Exercise goal:
Retype only what runs from the beginning of the data through the line with "0.248, 0.226, 0.162]"; please omit the pictures and keep every line exact.

Information provided:
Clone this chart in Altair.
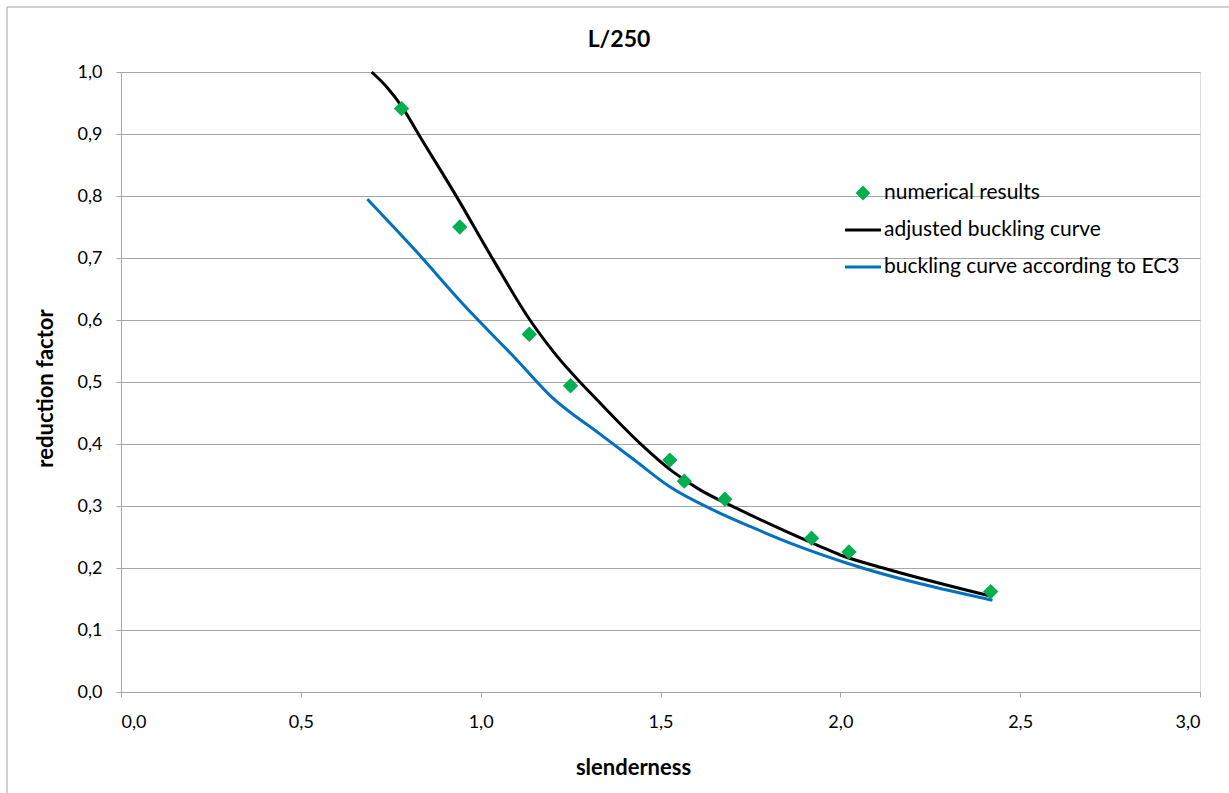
import altair as alt
import pandas as pd

# ---- data ----
num_x = [0.780, 0.942, 1.135, 1.250, 1.526, 1.566, 1.679, 1.920, 2.024, 2.418]
num_y = [0.941, 0.750, 0.577, 0.494, 0.374, 0.340, 0.311, 0.248, 0.226, 0.162]

adj_x = [0.697, 0.740, 0.780, 0.831, 0.933, 1.035, 1.137, 1.202, 1.332, 1.443,
         1.535, 1.610, 1.702, 1.841, 1.943, 2.000, 2.119, 2.423]
adj_y = [1.000, 0.975, 0.945, 0.896, 0.799, 0.697, 0.600, 0.549, 0.466, 0.401,
         0.355, 0.326, 0.299, 0.261, 0.235, 0.221, 0.200, 0.154]

ec_x = [0.685, 0.822, 0.952, 1.100, 1.197, 1.332, 1.430, 1.526, 1.656, 1.749, 1.888, 2.017, 2.423]
ec_y = [0.795, 0.710, 0.625, 0.536, 0.476, 0.416, 0.373, 0.331, 0.291, 0.267, 0.234, 0.208, 0.148]

series_names = ["numerical results", "adjusted buckling curve", "buckling curve according to EC3"]
series_colors = ["#00B050", "#000000", "#0070C0"]

x_ticks = [0.0, 0.5, 1.0, 1.5, 2.0, 2.5, 3.0]
y_ticks = [0.0, 0.1, 0.2, 0.3, 0.4, 0.5, 0.6, 0.7, 0.8, 0.9, 1.0]

chart_title = "L/250"

# ---- tables ----
df_num = pd.DataFrame({"x": num_x, "y": num_y, "series": series_names[0]})
df_adj = pd.DataFrame({"x": adj_x, "y": adj_y, "series": series_names[1]})
df_ec = pd.DataFrame({"x": ec_x, "y": ec_y, "series": series_names[2]})

FONT = "Lato"
GRID = "#a6a6a6"
label_expr = "replace(format(datum.value, '.1f'), '.', ',')"

diamond = "M0,-0.41L0.41,0L0,0.41L-0.41,0Z"
hline = "M-1,-0.083L1,-0.083L1,0.083L-1,0.083Z"

x_enc = alt.X(
    "x:Q",
    scale=alt.Scale(domain=[0, 3], nice=False, zero=False),
    axis=alt.Axis(
        values=x_ticks, grid=False, domainColor=GRID, tickColor=GRID, tickSize=5,
        labelFont=FONT, labelFontSize=18, labelColor="black", labelPadding=16,
        labelExpr=label_expr,
        title="slenderness", titleFont=FONT, titleFontSize=22, titleFontWeight="bold",
        titleColor="black", titleX=512, titleY=75, titleBaseline="middle", titleAlign="center",
    ),
)
y_enc = alt.Y(
    "y:Q",
    scale=alt.Scale(domain=[0, 1], nice=False, zero=False),
    axis=alt.Axis(
        values=y_ticks, grid=True, gridColor=GRID, domainColor=GRID, tickColor=GRID, tickSize=5,
        labelFont=FONT, labelFontSize=18, labelColor="black", labelPadding=14,
        labelExpr=label_expr,
        title="reduction factor", titleFont=FONT, titleFontSize=22, titleFontWeight="bold",
        titleColor="black", titleX=-76, titleY=316, titleBaseline="middle", titleAlign="center",
        titleAngle=270,
    ),
)

frame = alt.Chart(alt.Data(values=[{}])).mark_rect(
    fillOpacity=0, stroke="#a0a0a0", strokeWidth=1
).encode(
    x=alt.value(-114), x2=alt.value(1200), y=alt.value(-65), y2=alt.value(760)
)

title_text = alt.Chart(alt.Data(values=[{"t": chart_title}])).mark_text(
    font=FONT, fontSize=23, fontWeight="bold", color="black",
    align="center", baseline="middle"
).encode(x=alt.value(498), y=alt.value(-32), text="t:N")

line_adj = alt.Chart(df_adj).mark_line(
    color="#000000", strokeWidth=3, interpolate="monotone"
).encode(x=x_enc, y=y_enc)

line_ec = alt.Chart(df_ec).mark_line(
    color="#0070C0", strokeWidth=3, interpolate="monotone"
).encode(x="x:Q", y="y:Q")

leg = alt.Legend(
    orient="none", legendX=724, legendY=103, title=None,
    labelFont=FONT, labelFontSize=21, labelColor="black", labelOffset=3, labelLimit=500,
    symbolSize=1296, rowPadding=9, padding=0, symbolStrokeWidth=0,
    symbolOpacity=1,
)

points = alt.Chart(df_num).mark_point(filled=True, opacity=1, size=1400).encode(
    x="x:Q",
    y="y:Q",
    color=alt.Color(
        "series:N",
        scale=alt.Scale(domain=series_names, range=series_colors),
        legend=leg,
    ),
    shape=alt.Shape(
        "series:N",
        scale=alt.Scale(domain=series_names, range=[diamond, hline, hline]),
        legend=leg,
    ),
)

chart = alt.layer(frame, line_ec, line_adj, points, title_text).properties(
    width=1079,
    height=620,
    padding={"left": 121, "top": 72, "right": 29, "bottom": 101},
    autosize=alt.AutoSizeParams(type="none"),
).configure_view(stroke=None).configure(background="white")

chart.save("out.html", embed_options={"renderer": "svg", "actions": False})
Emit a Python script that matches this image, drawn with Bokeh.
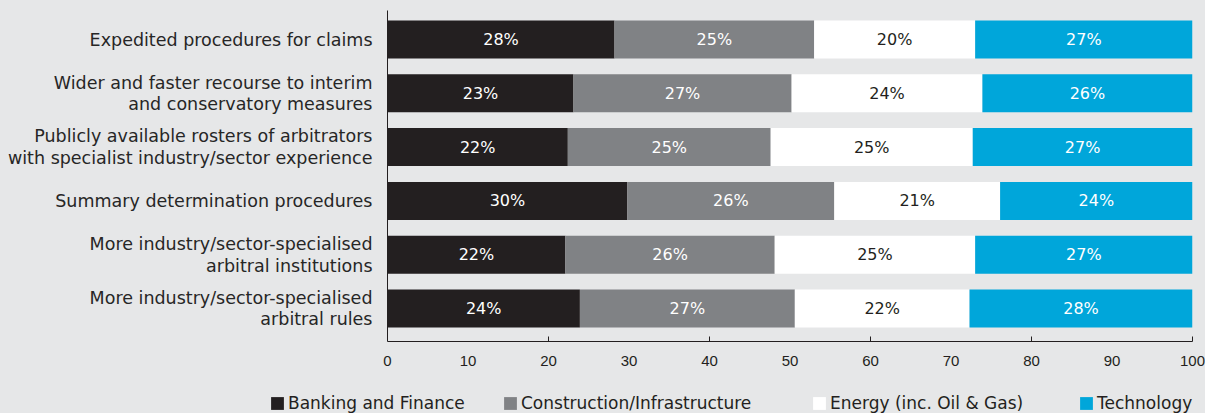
from bokeh.plotting import figure
from bokeh.models import (ColumnDataSource, Range1d, FixedTicker, Legend, LegendItem)
from bokeh.core.properties import value
from bokeh.embed import file_html
from bokeh.resources import INLINE

categories = [
    "Expedited procedures for claims",
    "Wider and faster recourse to interim\nand conservatory measures",
    "Publicly available rosters of arbitrators\nwith specialist industry/sector experience",
    "Summary determination procedures",
    "More industry/sector-specialised\narbitral institutions",
    "More industry/sector-specialised\narbitral rules",
]
series_names = ["Banking and Finance", "Construction/Infrastructure",
                "Energy (inc. Oil & Gas)", "Technology"]
banking = [28.2, 23.1, 22.4, 29.8, 22.1, 23.9]
construction = [24.8, 27.1, 25.2, 25.7, 26.0, 26.7]
energy = [20.0, 23.7, 25.1, 20.6, 24.9, 21.7]
technology = [27.0, 26.1, 27.3, 23.9, 27.0, 27.7]
x_ticks = [0, 10, 20, 30, 40, 50, 60, 70, 80, 90, 100]
x_tick_marks = [20, 40, 60, 80, 100]

series = [banking, construction, energy, technology]
colors = ["#231f20", "#808285", "#ffffff", "#00a6da"]
text_colors = ["#ffffff", "#ffffff", "#231f20", "#ffffff"]
legend_x = [269, 502, 811, 1078]

BG = "#e6e7e8"
FONT = "DejaVu Sans"
TICK_FONT = "Liberation Sans"

p = figure(width=1205, height=380, x_range=Range1d(0, 100),
           y_range=Range1d(5.613, -0.539),
           output_backend="svg", toolbar_location=None,
           min_border_left=387, min_border_right=13,
           min_border_top=10, min_border_bottom=39)
p.background_fill_color = BG
p.border_fill_color = BG
p.outline_line_color = None
p.xgrid.visible = False
p.ygrid.visible = False

# legend strip (separate root, frame covers it completely)
p2 = figure(width=1205, height=33, x_range=Range1d(0, 1205), y_range=Range1d(0, 33),
            output_backend="svg", toolbar_location=None,
            x_axis_location=None, y_axis_location=None, min_border=0)
p2.background_fill_color = BG
p2.border_fill_color = BG
p2.outline_line_color = None
p2.xgrid.visible = False
p2.ygrid.visible = False

rows = list(range(len(categories)))
cum = [0.0] * len(categories)
sources = []
for vals, col, tcol in zip(series, colors, text_colors):
    left = cum[:]
    right = [a + b for a, b in zip(left, vals)]
    mid = [(a + b) / 2 for a, b in zip(left, right)]
    src = ColumnDataSource(dict(y=rows, left=left, right=right, mid=mid,
                                lab=[f"{round(v)}%" for v in vals]))
    sources.append(src)
    p.hbar(y="y", left="left", right="right", height=0.706, source=src,
           fill_color=col, line_color=None)
    p.text(x="mid", y="y", text="lab", source=src, text_align="center",
           text_baseline="middle", text_color=tcol, text_font_size="16px",
           text_font=value(FONT))
    cum = right

# x axis
xa = p.xaxis[0]
xa.ticker = FixedTicker(ticks=x_ticks, minor_ticks=x_tick_marks)
xa.major_tick_in = 0
xa.major_tick_out = 0
xa.minor_tick_in = 5
xa.minor_tick_out = 0
xa.minor_tick_line_color = "#231f20"
xa.axis_line_color = "#231f20"
xa.major_label_text_font = TICK_FONT
xa.major_label_text_font_size = "15px"
xa.major_label_text_color = "#231f20"
xa.major_label_standoff = 14

# y axis
ya = p.yaxis[0]
ya.ticker = FixedTicker(ticks=rows, minor_ticks=[])
ya.major_label_overrides = {i: c for i, c in enumerate(categories)}
ya.major_tick_in = 0
ya.major_tick_out = 0
ya.minor_tick_line_color = None
ya.axis_line_color = "#231f20"
ya.major_label_text_font = FONT
ya.major_label_text_font_size = "17.5px"
ya.major_label_text_color = "#262626"
ya.major_label_text_line_height = 1.08
ya.major_label_standoff = 15

for name, col, lx, src in zip(series_names, colors, legend_x, sources):
    proxy = p2.hbar(y="y", left="left", right="right", height=0.706, source=src,
                    fill_color=col, line_color=None, visible=False)
    lg = Legend(items=[LegendItem(label=name, renderers=[proxy])],
                location=(lx, 0), orientation="horizontal",
                glyph_width=16, glyph_height=16, label_height=16,
                label_standoff=3, padding=0, margin=0, spacing=0,
                border_line_color=None, background_fill_alpha=0,
                label_text_font=FONT, label_text_font_size="17px",
                label_text_color="#231f20")
    p2.add_layout(lg, "center")

html = file_html([p, p2], INLINE)
html = html.replace("<head>", "<head><style>html, body { background: %s; }</style>" % BG, 1)
open("out.html", "w").write(html)
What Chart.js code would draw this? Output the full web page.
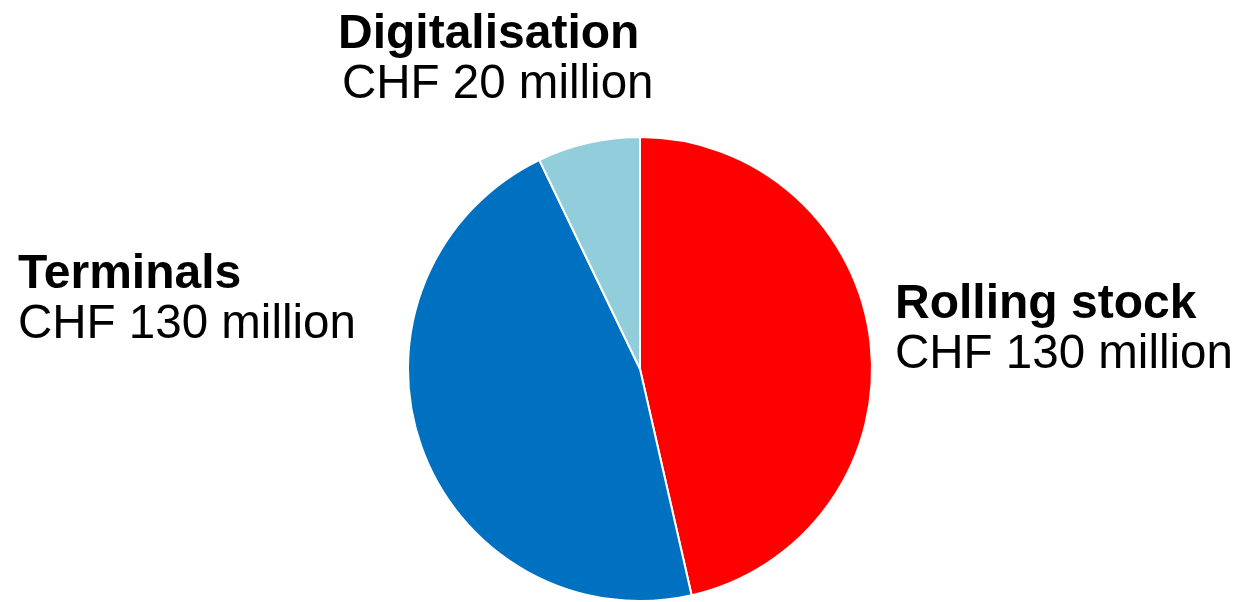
<!DOCTYPE html>
<html>
<head>
<meta charset="utf-8">
<script src="https://cdn.jsdelivr.net/npm/chart.js@4"></script>
<style>
  html, body { margin: 0; padding: 0; background: #fff; }
  #wrap { width: 1240px; height: 602px; position: relative; }
</style>
</head>
<body>
<div id="wrap"><canvas id="pie"></canvas></div>
<script>
const categories = ['Rolling stock', 'Terminals', 'Digitalisation'];
const values = [130, 130, 20];
const valueLabels = ['CHF 130 million', 'CHF 130 million', 'CHF 20 million'];
const colors = ['#FF0000', '#0070C0', '#92CDDC'];

// where each two-line label sits (left x, baseline of first line)
const labelPos = [
  { x: 895, y: 318 },
  { x: 18, y: 288 },
  { x: 338, y: 48, x2: 342 },
];

const sideLabels = {
  id: 'sideLabels',
  afterDraw(chart) {
    const ctx = chart.ctx;
    ctx.save();
    ctx.fillStyle = '#000';
    ctx.textAlign = 'left';
    ctx.textBaseline = 'alphabetic';
    categories.forEach((name, i) => {
      const p = labelPos[i];
      ctx.font = 'bold 48px "Liberation Sans", Arial, sans-serif';
      ctx.fillText(name, p.x, p.y);
      ctx.font = '47.5px "Liberation Sans", Arial, sans-serif';
      ctx.fillText(valueLabels[i], p.x2 || p.x, p.y + 50);
    });
    ctx.restore();
  }
};

new Chart(document.getElementById('pie').getContext('2d'), {
  type: 'pie',
  data: {
    labels: categories,
    datasets: [{
      data: values,
      backgroundColor: colors,
      borderColor: '#FFFFFF',
      borderWidth: 2,
    }]
  },
  options: {
    responsive: true, maintainAspectRatio: false,
    animation: false,
    layout: { padding: { top: 136, bottom: 0, left: 400, right: 360 } },
    plugins: { legend: { display: false }, tooltip: { enabled: false } },
  },
  plugins: [sideLabels]
});
</script>
</body>
</html>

Output of the task:
Clone this chart in Altair.
import altair as alt
import pandas as pd

# ---- data ----
num_x = [0.780, 0.942, 1.135, 1.250, 1.526, 1.566, 1.679, 1.920, 2.024, 2.418]
num_y = [0.941, 0.750, 0.577, 0.494, 0.374, 0.340, 0.311, 0.248, 0.226, 0.162]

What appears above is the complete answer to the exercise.